Michael Harris, the chef who cooked the pies at Sacramento’s 35th Annual Sweet Potato Festival, believes the the secret to a delicious pie is “a good mood.”
“It’s love with anything you’re cooking or baking, but when you’re baking you have to be precise and consistent,” Harris said. “You have to be in a great mood.”
Saturday’s sweet potato festival was hosted at Sacramento’s Samuel and Bonnie Pannel Community Center, and is hosted annually by the National Council of Negro Woman.
The main attraction of the event were the sweet potato pies that sell out annually, said Donna Wood, president of Northern California’s NCNW.
The event also puts on a sweet potato pie contest and Gunther’s, Sacramento’s local ice cream shop, made a sweet potato ice cream flavor for the event.
Local community vendors were also present, including the Crocker Art Museum, The SOL Project, an advocate for smoke-free African American communities; and the Sacramento Job Corps Center, a trade school in the area.
“This event has grown tremendously,” Wood said of the festival.
“In the beginning, 35 years ago, we baked our own pies,” she said. “We literally came here at the crack of dawn and baked the pies for the public. Now, of course, we’re able to use a professional and he is donating his services to do that.”
The festival had roughly 100 full-sized pies and 150 mini pies for sale.
The sweet potato pie debate
A sweet potato pie includes cinnamon, nutmeg, allspice and, of course, sweet potatoes. Everyone has their own opinion on what makes the sweet treat delicious.
For some it could be the texture. For others is could be the taste, or even the flakiness of the crust.
Diane Shepherd’s sweet potato pie was ranked first for the second year in a row, and she believes her ingredients make her pie the best.
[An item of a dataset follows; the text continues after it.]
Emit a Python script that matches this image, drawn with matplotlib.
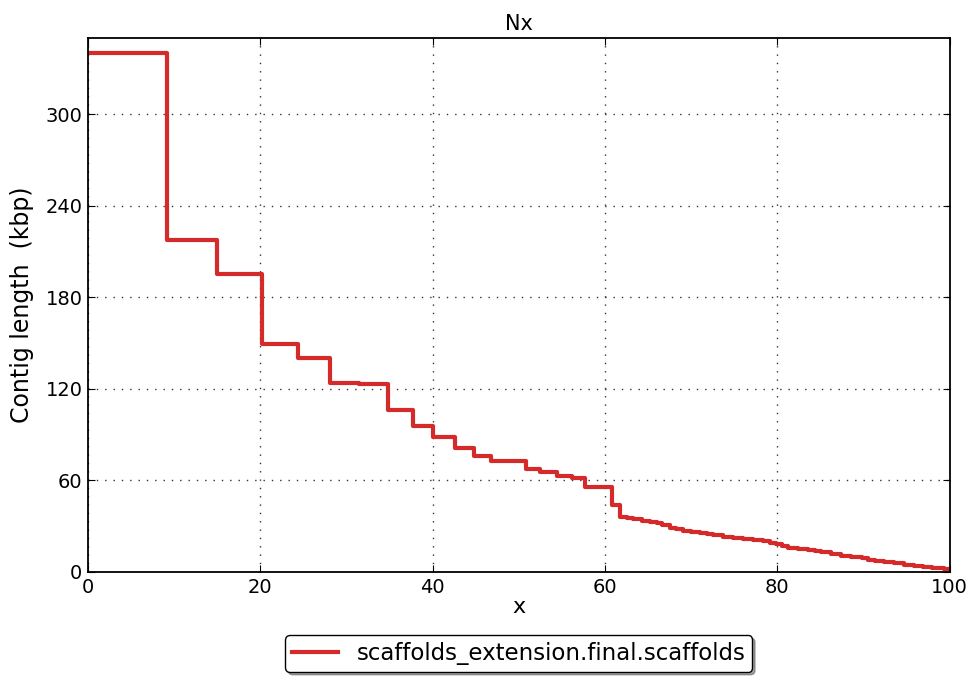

“A lot of things that I add to it makes it richer,” Shepherd said when asked about the secret ingredient to her pie.
She said her pie is perfect for those days when you want to snuggle up next to the fireplace.
On the other hand, for Franshelle Brown, mastering the proper texture is what makes a sweet potato pie great.
“A great sweet potato pie is when it doesn’t have strings in it,” Brown said “When you bite into it and you don’t get strings.”
History of the festival
The NCNW started the potato festival to keep the tradition of its council’s founding member alive.
Dr. Mary McLeod Bethune, founder of the NCNW, started selling sweet potato pies to open a school in Daytona, Florida, said Morlene Anderson, correspondent secretary of the NCNW.
“She started selling sweet potato pie and ice cream,” Anderson said. “And that’s actually how she got the money to get her schools to buy the property.”
Bethune also opened Bethune-Cookman University, an HBCU in Daytona, Florida.